> _Written problem_: Quote exactly, and only, the lines from the one with "Recreate this image" down to the one with "va='center', ha='left')", both included.

> _Code that draws figures_:
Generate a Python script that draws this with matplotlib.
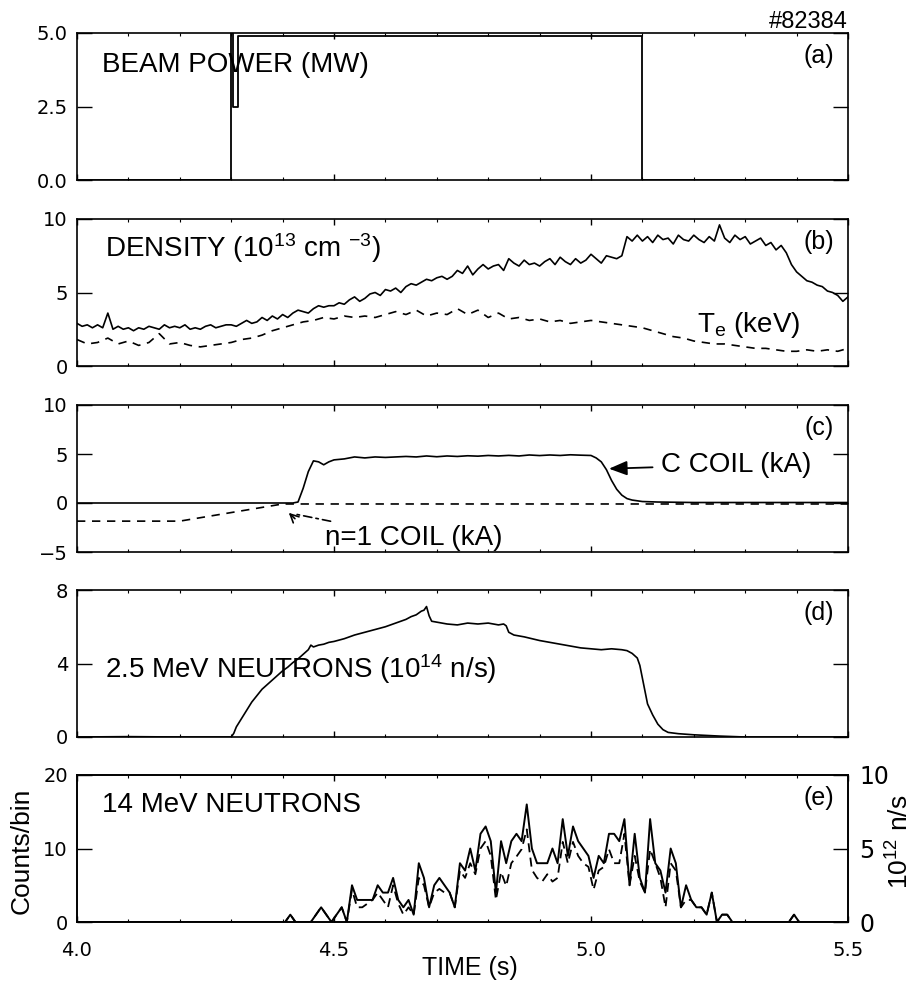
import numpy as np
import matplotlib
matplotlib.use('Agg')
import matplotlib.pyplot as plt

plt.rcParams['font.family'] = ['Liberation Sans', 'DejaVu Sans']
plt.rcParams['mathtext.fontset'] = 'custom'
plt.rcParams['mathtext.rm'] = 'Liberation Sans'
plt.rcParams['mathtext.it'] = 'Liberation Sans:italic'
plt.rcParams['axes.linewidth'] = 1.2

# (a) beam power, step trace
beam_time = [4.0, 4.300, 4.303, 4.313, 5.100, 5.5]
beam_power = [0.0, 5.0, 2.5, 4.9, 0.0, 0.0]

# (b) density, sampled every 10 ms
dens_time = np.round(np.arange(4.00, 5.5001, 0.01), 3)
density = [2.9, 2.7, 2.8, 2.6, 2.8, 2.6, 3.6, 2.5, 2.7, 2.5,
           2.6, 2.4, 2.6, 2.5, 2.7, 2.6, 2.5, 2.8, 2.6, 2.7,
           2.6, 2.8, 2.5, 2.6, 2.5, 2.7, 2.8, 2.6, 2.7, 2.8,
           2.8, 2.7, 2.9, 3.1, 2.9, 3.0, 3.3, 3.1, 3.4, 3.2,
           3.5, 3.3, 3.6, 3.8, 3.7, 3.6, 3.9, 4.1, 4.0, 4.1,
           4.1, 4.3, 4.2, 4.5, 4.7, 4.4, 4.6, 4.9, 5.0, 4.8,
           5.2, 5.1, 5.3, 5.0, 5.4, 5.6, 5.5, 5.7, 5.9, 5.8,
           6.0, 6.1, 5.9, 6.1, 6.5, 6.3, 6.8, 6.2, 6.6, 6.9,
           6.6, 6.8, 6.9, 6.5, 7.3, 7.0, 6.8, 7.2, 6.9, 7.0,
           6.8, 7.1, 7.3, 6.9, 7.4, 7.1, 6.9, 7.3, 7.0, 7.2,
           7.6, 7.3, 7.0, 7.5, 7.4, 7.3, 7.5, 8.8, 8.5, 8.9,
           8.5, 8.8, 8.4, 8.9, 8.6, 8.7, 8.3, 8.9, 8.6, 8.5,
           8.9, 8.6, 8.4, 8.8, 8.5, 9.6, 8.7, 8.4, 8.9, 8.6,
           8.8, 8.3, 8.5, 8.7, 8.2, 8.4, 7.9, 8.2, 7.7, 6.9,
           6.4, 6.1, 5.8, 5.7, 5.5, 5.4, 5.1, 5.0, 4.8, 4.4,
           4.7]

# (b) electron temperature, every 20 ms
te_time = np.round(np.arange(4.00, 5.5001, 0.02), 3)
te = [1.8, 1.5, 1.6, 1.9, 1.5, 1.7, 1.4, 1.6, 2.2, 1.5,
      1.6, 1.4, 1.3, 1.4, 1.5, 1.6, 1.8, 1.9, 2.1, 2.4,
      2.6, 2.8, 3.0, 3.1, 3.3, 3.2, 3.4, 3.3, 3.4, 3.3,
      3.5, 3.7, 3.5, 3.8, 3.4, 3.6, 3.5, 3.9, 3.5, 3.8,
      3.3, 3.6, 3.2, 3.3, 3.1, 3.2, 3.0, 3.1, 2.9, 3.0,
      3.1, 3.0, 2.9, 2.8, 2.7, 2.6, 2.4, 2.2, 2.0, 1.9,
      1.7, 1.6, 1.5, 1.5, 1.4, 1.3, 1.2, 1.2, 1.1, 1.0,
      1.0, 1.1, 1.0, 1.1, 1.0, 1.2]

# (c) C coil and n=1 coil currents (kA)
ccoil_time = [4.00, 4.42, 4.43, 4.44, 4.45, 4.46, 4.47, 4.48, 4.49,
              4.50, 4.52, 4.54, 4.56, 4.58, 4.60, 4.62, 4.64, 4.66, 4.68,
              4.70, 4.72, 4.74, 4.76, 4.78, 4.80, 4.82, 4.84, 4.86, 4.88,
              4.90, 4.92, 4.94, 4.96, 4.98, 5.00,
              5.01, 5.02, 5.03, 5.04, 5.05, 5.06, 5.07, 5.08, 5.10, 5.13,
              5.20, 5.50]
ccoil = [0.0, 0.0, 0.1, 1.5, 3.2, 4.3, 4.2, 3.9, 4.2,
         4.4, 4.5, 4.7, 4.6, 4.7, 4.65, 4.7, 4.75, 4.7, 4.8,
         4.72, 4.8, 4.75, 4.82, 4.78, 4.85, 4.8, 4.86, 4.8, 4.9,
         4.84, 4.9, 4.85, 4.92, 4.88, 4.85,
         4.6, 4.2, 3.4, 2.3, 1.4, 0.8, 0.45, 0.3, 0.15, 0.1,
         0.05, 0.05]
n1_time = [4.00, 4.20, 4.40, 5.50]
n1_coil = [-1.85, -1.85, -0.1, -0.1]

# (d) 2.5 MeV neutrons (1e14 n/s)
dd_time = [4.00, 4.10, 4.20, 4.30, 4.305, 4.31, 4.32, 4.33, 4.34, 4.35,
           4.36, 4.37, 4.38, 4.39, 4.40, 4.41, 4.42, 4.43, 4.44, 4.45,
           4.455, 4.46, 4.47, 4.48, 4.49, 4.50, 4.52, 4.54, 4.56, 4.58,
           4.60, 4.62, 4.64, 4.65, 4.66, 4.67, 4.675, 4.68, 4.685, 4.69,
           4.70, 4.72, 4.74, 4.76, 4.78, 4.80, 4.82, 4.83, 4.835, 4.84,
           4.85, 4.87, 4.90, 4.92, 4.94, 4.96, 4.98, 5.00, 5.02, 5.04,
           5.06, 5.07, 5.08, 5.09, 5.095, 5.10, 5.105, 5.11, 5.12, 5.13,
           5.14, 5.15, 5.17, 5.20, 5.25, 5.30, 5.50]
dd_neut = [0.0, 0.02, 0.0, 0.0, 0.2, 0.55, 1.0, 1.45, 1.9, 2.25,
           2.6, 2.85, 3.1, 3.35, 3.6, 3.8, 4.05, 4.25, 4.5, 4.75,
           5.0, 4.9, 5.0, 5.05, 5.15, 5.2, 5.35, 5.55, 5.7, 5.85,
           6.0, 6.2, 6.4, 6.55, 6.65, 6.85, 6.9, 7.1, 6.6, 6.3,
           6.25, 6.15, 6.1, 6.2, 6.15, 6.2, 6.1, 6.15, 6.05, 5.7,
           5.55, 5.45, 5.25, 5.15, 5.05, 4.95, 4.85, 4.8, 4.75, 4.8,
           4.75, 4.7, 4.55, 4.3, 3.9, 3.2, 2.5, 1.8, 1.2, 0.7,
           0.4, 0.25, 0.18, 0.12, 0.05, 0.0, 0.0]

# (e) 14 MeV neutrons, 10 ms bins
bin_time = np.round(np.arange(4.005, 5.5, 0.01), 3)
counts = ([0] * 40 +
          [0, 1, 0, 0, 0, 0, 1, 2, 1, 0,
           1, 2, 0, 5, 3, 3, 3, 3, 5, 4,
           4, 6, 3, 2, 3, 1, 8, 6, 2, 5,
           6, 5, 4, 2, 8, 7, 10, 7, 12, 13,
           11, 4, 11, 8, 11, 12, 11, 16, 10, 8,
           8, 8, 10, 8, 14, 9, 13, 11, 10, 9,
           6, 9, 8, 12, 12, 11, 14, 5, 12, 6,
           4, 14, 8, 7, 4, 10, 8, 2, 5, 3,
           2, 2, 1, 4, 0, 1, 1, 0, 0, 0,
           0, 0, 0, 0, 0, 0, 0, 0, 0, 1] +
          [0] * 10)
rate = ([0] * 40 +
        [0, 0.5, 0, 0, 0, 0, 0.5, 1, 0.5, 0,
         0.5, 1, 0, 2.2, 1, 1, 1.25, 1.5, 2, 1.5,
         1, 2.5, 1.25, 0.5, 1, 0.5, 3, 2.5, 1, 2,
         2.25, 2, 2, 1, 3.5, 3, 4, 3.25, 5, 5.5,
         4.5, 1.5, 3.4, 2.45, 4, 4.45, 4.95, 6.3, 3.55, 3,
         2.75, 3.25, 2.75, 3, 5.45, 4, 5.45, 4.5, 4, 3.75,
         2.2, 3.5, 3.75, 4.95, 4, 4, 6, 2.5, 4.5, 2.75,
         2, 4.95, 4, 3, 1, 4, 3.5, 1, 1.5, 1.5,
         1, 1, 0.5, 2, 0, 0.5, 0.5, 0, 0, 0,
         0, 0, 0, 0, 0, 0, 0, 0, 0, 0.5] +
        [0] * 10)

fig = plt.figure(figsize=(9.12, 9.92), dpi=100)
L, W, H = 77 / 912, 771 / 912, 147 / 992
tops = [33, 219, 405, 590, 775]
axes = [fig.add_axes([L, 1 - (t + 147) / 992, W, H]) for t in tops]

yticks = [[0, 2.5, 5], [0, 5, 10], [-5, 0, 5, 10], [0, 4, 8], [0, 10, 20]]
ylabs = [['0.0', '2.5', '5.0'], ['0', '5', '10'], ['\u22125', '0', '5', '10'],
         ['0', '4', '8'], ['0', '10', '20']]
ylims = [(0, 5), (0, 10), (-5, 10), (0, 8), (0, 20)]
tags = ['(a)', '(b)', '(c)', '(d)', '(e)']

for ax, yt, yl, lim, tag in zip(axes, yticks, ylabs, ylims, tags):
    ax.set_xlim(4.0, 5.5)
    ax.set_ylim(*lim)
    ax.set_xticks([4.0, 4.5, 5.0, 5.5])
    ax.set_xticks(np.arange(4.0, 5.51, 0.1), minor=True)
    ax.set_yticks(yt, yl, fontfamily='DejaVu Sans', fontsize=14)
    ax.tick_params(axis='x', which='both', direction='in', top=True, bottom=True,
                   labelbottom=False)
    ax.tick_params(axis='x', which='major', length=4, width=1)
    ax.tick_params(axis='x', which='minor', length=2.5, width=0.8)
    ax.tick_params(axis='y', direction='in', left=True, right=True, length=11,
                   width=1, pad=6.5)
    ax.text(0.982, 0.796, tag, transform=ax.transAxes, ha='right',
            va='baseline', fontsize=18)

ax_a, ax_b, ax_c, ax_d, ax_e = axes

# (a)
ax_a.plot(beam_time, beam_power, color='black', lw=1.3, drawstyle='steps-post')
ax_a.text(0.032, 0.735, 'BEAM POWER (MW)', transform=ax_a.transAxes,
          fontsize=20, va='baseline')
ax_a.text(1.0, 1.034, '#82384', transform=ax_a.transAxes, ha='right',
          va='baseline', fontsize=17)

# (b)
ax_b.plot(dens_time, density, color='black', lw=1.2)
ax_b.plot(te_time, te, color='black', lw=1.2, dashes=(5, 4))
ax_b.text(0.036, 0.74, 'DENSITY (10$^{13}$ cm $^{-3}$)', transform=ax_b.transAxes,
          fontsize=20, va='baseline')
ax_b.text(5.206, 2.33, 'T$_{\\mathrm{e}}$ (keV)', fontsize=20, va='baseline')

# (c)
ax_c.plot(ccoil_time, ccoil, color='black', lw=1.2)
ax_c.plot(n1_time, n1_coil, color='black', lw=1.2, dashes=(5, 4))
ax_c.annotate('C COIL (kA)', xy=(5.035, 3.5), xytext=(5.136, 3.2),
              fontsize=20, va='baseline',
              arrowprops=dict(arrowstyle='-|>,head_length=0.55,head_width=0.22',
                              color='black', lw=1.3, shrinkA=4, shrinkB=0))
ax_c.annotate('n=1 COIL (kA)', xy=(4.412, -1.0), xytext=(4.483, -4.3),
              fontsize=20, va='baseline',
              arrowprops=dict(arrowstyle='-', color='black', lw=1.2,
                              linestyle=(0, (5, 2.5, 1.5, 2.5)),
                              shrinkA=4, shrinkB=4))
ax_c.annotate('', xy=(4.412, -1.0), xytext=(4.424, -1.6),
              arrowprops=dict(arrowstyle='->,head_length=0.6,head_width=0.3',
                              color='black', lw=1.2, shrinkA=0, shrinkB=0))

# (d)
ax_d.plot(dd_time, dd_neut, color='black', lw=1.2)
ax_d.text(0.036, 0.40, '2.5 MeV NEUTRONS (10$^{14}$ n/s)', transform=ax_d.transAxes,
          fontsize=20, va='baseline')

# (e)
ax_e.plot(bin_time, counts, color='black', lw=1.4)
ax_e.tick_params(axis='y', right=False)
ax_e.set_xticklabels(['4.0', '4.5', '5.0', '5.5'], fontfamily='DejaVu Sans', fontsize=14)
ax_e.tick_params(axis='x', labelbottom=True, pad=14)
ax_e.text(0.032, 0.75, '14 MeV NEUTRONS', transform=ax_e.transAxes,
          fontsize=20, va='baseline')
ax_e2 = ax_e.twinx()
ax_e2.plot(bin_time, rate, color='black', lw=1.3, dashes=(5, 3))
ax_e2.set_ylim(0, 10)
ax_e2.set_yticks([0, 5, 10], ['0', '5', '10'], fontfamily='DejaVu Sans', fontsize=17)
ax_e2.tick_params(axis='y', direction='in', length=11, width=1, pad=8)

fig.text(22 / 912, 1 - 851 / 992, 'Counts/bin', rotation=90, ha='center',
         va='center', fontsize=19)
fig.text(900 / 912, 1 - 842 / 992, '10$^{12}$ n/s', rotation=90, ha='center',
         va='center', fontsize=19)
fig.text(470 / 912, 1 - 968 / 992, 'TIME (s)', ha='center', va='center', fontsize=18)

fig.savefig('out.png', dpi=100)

...

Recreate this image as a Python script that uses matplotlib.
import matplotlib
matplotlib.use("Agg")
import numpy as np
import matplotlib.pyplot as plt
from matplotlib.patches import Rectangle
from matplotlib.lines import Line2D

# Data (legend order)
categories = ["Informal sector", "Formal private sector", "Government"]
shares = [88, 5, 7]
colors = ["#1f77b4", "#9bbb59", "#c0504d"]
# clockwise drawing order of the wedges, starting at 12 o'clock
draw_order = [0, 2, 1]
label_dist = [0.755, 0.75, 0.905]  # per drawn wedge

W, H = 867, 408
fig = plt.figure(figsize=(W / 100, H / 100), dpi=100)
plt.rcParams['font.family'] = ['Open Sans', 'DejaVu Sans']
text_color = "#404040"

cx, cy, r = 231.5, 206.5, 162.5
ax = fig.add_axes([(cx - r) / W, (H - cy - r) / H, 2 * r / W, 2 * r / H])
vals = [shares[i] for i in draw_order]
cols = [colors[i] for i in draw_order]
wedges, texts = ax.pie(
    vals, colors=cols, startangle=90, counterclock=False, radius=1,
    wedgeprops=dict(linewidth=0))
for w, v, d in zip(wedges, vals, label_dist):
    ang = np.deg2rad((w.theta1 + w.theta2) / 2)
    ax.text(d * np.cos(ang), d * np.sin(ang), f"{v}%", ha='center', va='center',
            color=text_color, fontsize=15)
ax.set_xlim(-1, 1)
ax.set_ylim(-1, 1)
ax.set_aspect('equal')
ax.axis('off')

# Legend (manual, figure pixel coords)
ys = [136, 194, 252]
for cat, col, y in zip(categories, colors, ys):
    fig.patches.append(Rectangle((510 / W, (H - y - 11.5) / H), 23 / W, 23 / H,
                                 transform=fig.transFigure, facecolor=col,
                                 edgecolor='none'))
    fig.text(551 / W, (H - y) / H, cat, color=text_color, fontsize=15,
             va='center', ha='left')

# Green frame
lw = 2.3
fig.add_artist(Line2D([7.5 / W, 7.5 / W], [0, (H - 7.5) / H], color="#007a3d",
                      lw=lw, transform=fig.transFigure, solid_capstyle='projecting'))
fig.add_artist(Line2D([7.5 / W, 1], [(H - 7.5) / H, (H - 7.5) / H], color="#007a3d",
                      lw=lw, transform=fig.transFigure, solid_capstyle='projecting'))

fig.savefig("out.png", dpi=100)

> _Solution to this task_:
Recreate this image as a Python script that uses matplotlib.
import matplotlib
matplotlib.use("Agg")
import numpy as np
import matplotlib.pyplot as plt
from matplotlib.patches import Rectangle
from matplotlib.lines import Line2D

# Data (legend order)
categories = ["Informal sector", "Formal private sector", "Government"]
shares = [88, 5, 7]
colors = ["#1f77b4", "#9bbb59", "#c0504d"]
# clockwise drawing order of the wedges, starting at 12 o'clock
draw_order = [0, 2, 1]
label_dist = [0.755, 0.75, 0.905]  # per drawn wedge

W, H = 867, 408
fig = plt.figure(figsize=(W / 100, H / 100), dpi=100)
plt.rcParams['font.family'] = ['Open Sans', 'DejaVu Sans']
text_color = "#404040"

cx, cy, r = 231.5, 206.5, 162.5
ax = fig.add_axes([(cx - r) / W, (H - cy - r) / H, 2 * r / W, 2 * r / H])
vals = [shares[i] for i in draw_order]
cols = [colors[i] for i in draw_order]
wedges, texts = ax.pie(
    vals, colors=cols, startangle=90, counterclock=False, radius=1,
    wedgeprops=dict(linewidth=0))
for w, v, d in zip(wedges, vals, label_dist):
    ang = np.deg2rad((w.theta1 + w.theta2) / 2)
    ax.text(d * np.cos(ang), d * np.sin(ang), f"{v}%", ha='center', va='center',
            color=text_color, fontsize=15)
ax.set_xlim(-1, 1)
ax.set_ylim(-1, 1)
ax.set_aspect('equal')
ax.axis('off')

# Legend (manual, figure pixel coords)
ys = [136, 194, 252]
for cat, col, y in zip(categories, colors, ys):
    fig.patches.append(Rectangle((510 / W, (H - y - 11.5) / H), 23 / W, 23 / H,
                                 transform=fig.transFigure, facecolor=col,
                                 edgecolor='none'))
    fig.text(551 / W, (H - y) / H, cat, color=text_color, fontsize=15,
             va='center', ha='left')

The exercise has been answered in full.